- _Written problem_
Transcribe the lines below verbatim, skipping the images.

>>>>>

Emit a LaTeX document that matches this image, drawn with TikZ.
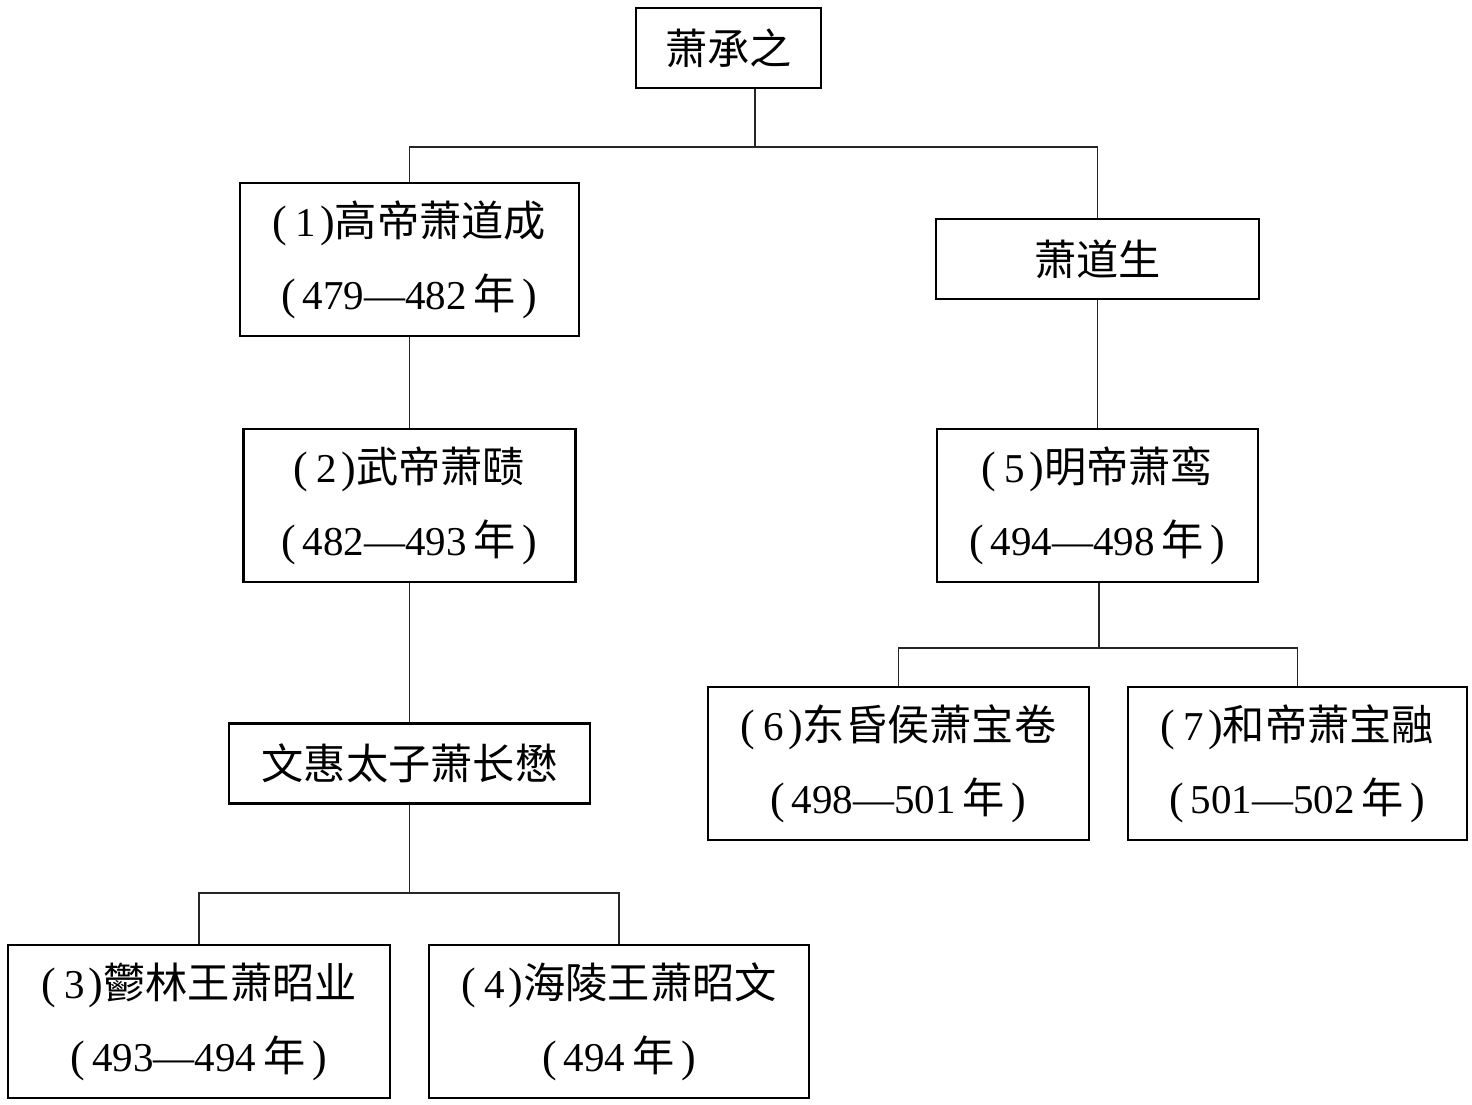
\documentclass[tikz,border=0pt]{standalone}
\usepackage{fontspec}
\setmainfont{Liberation Serif}
\newfontfamily\cjk{Noto Sans CJK SC}[Scale=1.03]
\newcommand{\zh}[1]{{\cjk #1}}
\newcommand{\lp}{{\fontsize{22}{0}\selectfont(}}
\newcommand{\rp}{{\fontsize{22}{0}\selectfont)}}

\begin{document}
\begin{tikzpicture}
    [x=0.5pt, y=-0.5pt,
     every node/.style={draw, line width=1.3pt, align=center, inner sep=0pt,
                        font=\fontsize{20.5}{36.5}\selectfont},
     one/.style={minimum height=40pt},
     two/.style={minimum height=76.5pt},
     link/.style={draw=black!85, line width=0.8pt},
    ]
    \useasboundingbox (0,0) rectangle (1472,1104);

    \node (chengzhi) [one, minimum width=92.5pt] at (728.5,48) {\zh{萧承之}};
    \node (daocheng) [two, minimum width=169.5pt] at (409.5,259.5) {
        \lp\hspace{0.2em}1\hspace{0.1em}\rp\zh{高帝萧道成}\\
        \lp\,479—482\,\zh{年}\,\rp
    };
    \node (daosheng) [one, minimum width=161.5pt] at (1097.5,259) {\zh{萧道生}};
    \node (ze) [two, minimum width=166pt] at (409.5,505.5) {
        \lp\hspace{0.2em}2\hspace{0.1em}\rp\zh{武帝萧赜}\\
        \lp\,482—493\,\zh{年}\,\rp
    };
    \node (luan) [two, minimum width=160.5pt] at (1097.5,505.5) {
        \lp\hspace{0.2em}5\hspace{0.1em}\rp\zh{明帝萧鸾}\\
        \lp\,494—498\,\zh{年}\,\rp
    };
    \node (changmao) [one, minimum width=180.5pt] at (409.5,763.5) {\zh{文惠太子萧长懋}};
    \node (baojuan) [two, minimum width=190.5pt] at (898.5,763.5) {
        \lp\hspace{0.2em}6\hspace{0.1em}\rp\zh{东昏侯萧宝卷}\\
        \lp\,498—501\,\zh{年}\,\rp
    };
    \node (baorong) [two, minimum width=169.5pt] at (1297.5,763.5) {
        \lp\hspace{0.2em}7\hspace{0.1em}\rp\zh{和帝萧宝融}\\
        \lp\,501—502\,\zh{年}\,\rp
    };
    \node (zhaoye) [two, minimum width=191pt] at (199,1021.5) {
        \lp\hspace{0.2em}3\hspace{0.1em}\rp\zh{鬱林王萧昭业}\\
        \lp\,493—494\,\zh{年}\,\rp
    };
    \node (zhaowen) [two, minimum width=190pt] at (619,1021.5) {
        \lp\hspace{0.2em}4\hspace{0.1em}\rp\zh{海陵王萧昭文}\\
        \lp\,494\,\zh{年}\,\rp
    };

    \coordinate (top) at (755,147);
    \coordinate (mid) at (409.5,893);
    \coordinate (low) at (1099,648);

    \draw [link] (chengzhi.south -| top) -- (top);
    \draw [link] (daocheng.north) |- (top) -| (daosheng.north);

    \draw [link] (daocheng) -- (ze);
    \draw [link] (ze) -- (changmao);
    \draw [link] (changmao) -- (mid);
    \draw [link] (zhaoye.north) |- (mid) -| (zhaowen.north);

    \draw [link] (daosheng) -- (luan);
    \draw [link] (luan.south -| low) -- (low);
    \draw [link] (baojuan.north) |- (low) -| (baorong.north);

\end{tikzpicture}
\end{document}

<<<<<

- _Reply_
Emit a LaTeX document that matches this image, drawn with TikZ.
\documentclass[tikz,border=0pt]{standalone}
\usepackage{fontspec}
\setmainfont{Liberation Serif}
\newfontfamily\cjk{Noto Sans CJK SC}[Scale=1.03]
\newcommand{\zh}[1]{{\cjk #1}}
\newcommand{\lp}{{\fontsize{22}{0}\selectfont(}}
\newcommand{\rp}{{\fontsize{22}{0}\selectfont)}}

\begin{document}
\begin{tikzpicture}
    [x=0.5pt, y=-0.5pt,
     every node/.style={draw, line width=1.3pt, align=center, inner sep=0pt,
                        font=\fontsize{20.5}{36.5}\selectfont},
     one/.style={minimum height=40pt},
     two/.style={minimum height=76.5pt},
     link/.style={draw=black!85, line width=0.8pt},
    ]
    \useasboundingbox (0,0) rectangle (1472,1104);

    \node (chengzhi) [one, minimum width=92.5pt] at (728.5,48) {\zh{萧承之}};
    \node (daocheng) [two, minimum width=169.5pt] at (409.5,259.5) {
        \lp\hspace{0.2em}1\hspace{0.1em}\rp\zh{高帝萧道成}\\
        \lp\,479—482\,\zh{年}\,\rp
    };
    \node (daosheng) [one, minimum width=161.5pt] at (1097.5,259) {\zh{萧道生}};
    \node (ze) [two, minimum width=166pt] at (409.5,505.5) {
        \lp\hspace{0.2em}2\hspace{0.1em}\rp\zh{武帝萧赜}\\
        \lp\,482—493\,\zh{年}\,\rp
    };
    \node (luan) [two, minimum width=160.5pt] at (1097.5,505.5) {
        \lp\hspace{0.2em}5\hspace{0.1em}\rp\zh{明帝萧鸾}\\
        \lp\,494—498\,\zh{年}\,\rp
    };
    \node (changmao) [one, minimum width=180.5pt] at (409.5,763.5) {\zh{文惠太子萧长懋}};
    \node (baojuan) [two, minimum width=190.5pt] at (898.5,763.5) {
        \lp\hspace{0.2em}6\hspace{0.1em}\rp\zh{东昏侯萧宝卷}\\
        \lp\,498—501\,\zh{年}\,\rp
    };
    \node (baorong) [two, minimum width=169.5pt] at (1297.5,763.5) {
        \lp\hspace{0.2em}7\hspace{0.1em}\rp\zh{和帝萧宝融}\\
        \lp\,501—502\,\zh{年}\,\rp
    };
    \node (zhaoye) [two, minimum width=191pt] at (199,1021.5) {
        \lp\hspace{0.2em}3\hspace{0.1em}\rp\zh{鬱林王萧昭业}\\
        \lp\,493—494\,\zh{年}\,\rp
    };
    \node (zhaowen) [two, minimum width=190pt] at (619,1021.5) {
        \lp\hspace{0.2em}4\hspace{0.1em}\rp\zh{海陵王萧昭文}\\
        \lp\,494\,\zh{年}\,\rp
    };

    \coordinate (top) at (755,147);
    \coordinate (mid) at (409.5,893);
    \coordinate (low) at (1099,648);

    \draw [link] (chengzhi.south -| top) -- (top);
    \draw [link] (daocheng.north) |- (top) -| (daosheng.north);

    \draw [link] (daocheng) -- (ze);
    \draw [link] (ze) -- (changmao);
    \draw [link] (changmao) -- (mid);
    \draw [link] (zhaoye.north) |- (mid) -| (zhaowen.north);

    \draw [link] (daosheng) -- (luan);
    \draw [link] (luan.south -| low) -- (low);
    \draw [link] (baojuan.north) |- (low) -| (baorong.north);

\end{tikzpicture}
\end{document}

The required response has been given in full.